§ **WHAT THIS TASK INVOLVES**: Find the word "matplotlib" in the data. Return every line where it appears.

§ **AVAILABLE RECORDS**:
▬▬▬▬▬▬

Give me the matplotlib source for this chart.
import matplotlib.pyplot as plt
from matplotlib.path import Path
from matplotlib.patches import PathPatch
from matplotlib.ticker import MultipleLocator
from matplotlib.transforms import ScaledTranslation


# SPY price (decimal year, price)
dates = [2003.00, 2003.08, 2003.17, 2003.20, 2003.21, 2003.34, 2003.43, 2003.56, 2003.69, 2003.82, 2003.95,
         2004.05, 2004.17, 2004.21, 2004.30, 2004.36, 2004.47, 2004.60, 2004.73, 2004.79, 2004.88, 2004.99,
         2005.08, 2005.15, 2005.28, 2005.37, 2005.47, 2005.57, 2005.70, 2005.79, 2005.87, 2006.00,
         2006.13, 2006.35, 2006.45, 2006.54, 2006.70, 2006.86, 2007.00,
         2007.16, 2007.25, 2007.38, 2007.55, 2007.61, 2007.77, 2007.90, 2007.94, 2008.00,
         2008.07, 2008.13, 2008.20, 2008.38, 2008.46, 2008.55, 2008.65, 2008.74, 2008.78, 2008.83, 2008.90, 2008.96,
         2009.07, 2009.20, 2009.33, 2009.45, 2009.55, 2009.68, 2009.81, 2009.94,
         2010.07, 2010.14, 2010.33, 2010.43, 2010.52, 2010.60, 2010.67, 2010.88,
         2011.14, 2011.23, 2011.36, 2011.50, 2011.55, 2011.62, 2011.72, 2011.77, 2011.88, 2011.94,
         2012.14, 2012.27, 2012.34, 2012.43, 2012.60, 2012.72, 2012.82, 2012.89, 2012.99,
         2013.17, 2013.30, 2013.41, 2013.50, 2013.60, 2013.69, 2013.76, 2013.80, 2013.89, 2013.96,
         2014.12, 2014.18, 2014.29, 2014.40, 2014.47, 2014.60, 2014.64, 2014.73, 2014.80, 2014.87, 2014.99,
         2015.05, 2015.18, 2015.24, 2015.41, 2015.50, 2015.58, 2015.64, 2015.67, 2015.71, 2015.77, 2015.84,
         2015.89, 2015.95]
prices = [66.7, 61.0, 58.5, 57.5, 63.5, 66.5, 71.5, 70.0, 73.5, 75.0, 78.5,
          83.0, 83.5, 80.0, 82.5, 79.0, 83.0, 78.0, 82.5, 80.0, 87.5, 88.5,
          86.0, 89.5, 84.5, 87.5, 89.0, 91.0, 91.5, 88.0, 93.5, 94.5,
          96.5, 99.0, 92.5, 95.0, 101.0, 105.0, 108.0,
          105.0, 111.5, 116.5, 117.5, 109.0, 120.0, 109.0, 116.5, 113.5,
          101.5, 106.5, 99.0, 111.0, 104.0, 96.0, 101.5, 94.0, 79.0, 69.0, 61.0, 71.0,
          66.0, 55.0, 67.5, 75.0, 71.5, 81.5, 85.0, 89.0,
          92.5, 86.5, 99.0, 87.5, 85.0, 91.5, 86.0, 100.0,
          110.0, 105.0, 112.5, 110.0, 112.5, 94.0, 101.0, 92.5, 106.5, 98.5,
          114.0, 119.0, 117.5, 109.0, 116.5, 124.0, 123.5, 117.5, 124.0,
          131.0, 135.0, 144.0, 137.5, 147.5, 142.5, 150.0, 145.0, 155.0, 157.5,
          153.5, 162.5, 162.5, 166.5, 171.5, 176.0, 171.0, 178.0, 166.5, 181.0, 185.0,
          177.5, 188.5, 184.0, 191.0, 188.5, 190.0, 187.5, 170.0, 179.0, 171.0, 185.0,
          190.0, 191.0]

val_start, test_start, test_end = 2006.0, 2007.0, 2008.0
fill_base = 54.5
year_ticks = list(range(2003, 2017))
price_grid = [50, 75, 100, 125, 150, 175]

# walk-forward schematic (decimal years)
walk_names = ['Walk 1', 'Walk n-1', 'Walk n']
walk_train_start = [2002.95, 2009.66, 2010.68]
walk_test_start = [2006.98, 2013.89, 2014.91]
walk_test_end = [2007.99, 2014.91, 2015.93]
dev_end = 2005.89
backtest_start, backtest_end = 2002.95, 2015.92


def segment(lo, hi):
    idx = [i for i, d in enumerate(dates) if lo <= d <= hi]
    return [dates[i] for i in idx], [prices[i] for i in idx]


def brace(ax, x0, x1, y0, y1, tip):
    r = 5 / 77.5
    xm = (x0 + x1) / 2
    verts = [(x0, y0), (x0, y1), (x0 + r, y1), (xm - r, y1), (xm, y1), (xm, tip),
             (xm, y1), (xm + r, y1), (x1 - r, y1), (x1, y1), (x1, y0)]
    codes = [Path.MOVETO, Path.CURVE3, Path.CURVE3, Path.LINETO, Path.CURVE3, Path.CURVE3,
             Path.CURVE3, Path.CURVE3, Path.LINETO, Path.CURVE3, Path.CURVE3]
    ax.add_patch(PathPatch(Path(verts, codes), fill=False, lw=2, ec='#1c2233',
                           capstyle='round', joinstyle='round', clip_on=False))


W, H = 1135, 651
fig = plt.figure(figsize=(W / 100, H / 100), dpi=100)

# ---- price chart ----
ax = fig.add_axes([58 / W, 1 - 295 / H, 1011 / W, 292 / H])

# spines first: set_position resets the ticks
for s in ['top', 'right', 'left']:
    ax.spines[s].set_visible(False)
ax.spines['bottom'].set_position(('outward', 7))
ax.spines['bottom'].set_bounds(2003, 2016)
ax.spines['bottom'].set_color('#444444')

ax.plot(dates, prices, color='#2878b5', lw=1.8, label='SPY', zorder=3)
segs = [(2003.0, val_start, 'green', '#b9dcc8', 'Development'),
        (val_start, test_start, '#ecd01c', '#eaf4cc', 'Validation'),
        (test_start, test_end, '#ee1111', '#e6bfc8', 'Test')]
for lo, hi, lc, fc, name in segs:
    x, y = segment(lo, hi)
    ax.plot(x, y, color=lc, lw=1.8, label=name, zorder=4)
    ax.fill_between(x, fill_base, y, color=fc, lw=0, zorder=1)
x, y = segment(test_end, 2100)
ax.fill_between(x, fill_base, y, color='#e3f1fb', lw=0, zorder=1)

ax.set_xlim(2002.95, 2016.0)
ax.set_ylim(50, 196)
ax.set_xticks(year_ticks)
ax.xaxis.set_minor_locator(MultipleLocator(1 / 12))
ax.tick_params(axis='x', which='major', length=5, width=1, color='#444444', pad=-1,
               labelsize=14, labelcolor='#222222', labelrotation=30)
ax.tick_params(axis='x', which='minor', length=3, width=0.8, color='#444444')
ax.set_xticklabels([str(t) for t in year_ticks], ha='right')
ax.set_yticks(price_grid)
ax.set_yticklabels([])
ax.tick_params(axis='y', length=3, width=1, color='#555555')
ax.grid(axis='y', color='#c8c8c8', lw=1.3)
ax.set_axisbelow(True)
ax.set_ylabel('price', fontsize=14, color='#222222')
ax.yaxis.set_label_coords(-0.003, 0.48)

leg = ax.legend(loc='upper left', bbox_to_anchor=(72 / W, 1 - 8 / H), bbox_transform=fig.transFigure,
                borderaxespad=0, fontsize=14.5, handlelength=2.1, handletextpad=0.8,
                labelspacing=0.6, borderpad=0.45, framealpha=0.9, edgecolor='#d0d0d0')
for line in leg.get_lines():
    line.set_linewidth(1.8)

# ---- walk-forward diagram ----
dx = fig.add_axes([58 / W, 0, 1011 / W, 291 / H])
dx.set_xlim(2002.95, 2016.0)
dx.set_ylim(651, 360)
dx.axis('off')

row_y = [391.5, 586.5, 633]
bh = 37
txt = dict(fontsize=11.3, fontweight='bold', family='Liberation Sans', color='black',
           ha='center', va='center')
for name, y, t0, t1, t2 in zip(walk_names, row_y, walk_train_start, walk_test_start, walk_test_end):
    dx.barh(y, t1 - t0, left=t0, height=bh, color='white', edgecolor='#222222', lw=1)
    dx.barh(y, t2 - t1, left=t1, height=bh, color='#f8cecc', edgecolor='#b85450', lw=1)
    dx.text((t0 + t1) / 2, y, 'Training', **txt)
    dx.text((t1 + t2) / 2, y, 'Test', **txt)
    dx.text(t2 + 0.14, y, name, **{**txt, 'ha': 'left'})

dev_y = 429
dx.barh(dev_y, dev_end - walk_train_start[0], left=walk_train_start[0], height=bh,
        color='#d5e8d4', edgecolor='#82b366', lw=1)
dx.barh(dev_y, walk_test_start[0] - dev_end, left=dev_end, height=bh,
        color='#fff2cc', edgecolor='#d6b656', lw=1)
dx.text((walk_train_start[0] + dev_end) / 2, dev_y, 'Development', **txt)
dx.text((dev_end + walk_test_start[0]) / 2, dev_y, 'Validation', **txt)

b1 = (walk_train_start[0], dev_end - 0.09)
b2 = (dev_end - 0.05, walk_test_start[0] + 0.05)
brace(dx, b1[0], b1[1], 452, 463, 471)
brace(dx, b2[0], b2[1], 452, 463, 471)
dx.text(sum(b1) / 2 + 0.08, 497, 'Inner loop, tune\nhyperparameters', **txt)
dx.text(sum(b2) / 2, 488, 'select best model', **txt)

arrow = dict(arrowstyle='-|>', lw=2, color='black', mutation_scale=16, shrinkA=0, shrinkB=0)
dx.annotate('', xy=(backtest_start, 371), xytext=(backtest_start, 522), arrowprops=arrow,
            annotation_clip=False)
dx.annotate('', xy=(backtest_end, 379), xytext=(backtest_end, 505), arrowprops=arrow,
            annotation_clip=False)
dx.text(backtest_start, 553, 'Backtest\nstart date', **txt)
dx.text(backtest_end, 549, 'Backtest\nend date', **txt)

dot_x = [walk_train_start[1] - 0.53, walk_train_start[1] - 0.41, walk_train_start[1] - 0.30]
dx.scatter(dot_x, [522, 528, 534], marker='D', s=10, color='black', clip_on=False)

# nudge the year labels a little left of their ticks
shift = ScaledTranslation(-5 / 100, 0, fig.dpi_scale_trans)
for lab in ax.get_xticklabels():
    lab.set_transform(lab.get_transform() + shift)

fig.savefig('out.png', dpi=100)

▬▬▬▬▬▬

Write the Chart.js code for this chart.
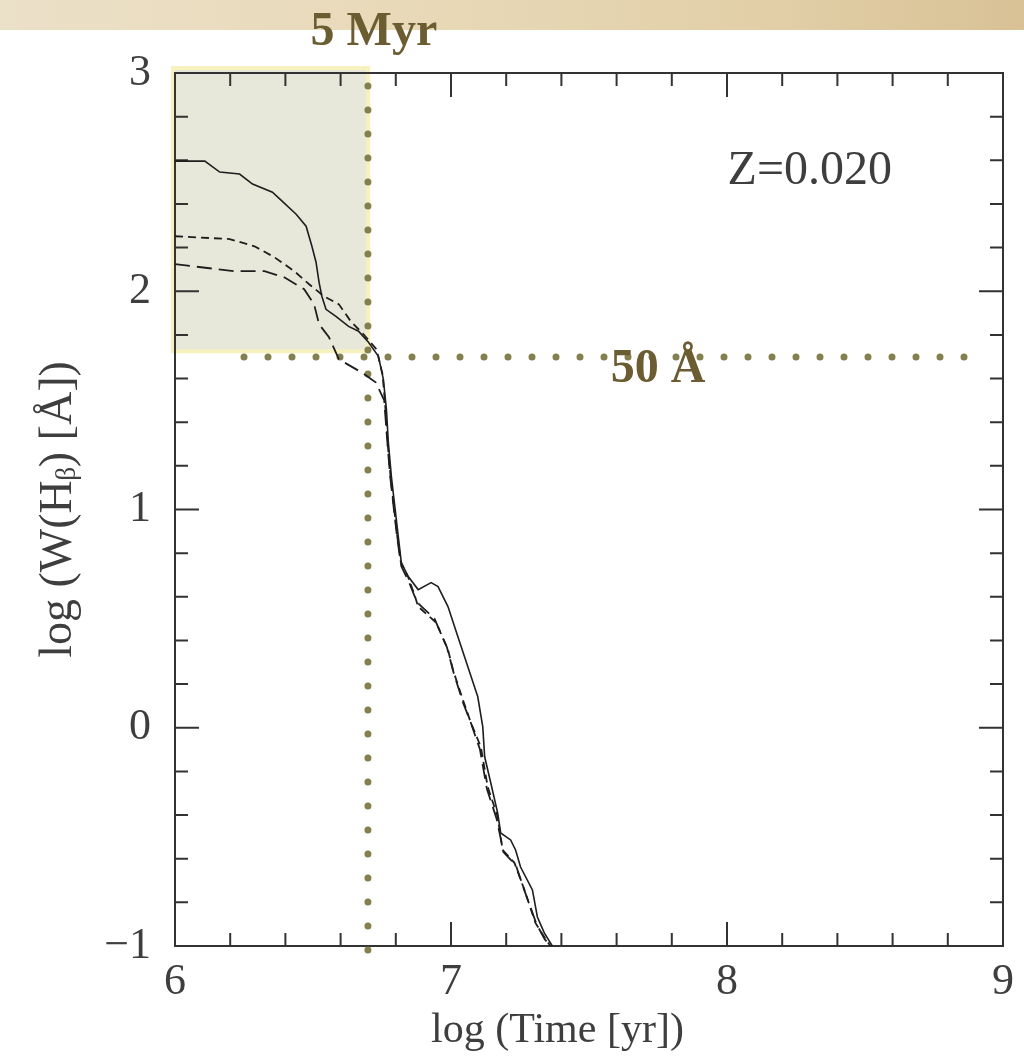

▬▬▬▬▬▬

§ **SOLUTION FOR THIS PROBLEM**:
Give me the matplotlib source for this chart.
import matplotlib.pyplot as plt
from matplotlib.path import Path
from matplotlib.patches import PathPatch
from matplotlib.ticker import MultipleLocator
from matplotlib.transforms import ScaledTranslation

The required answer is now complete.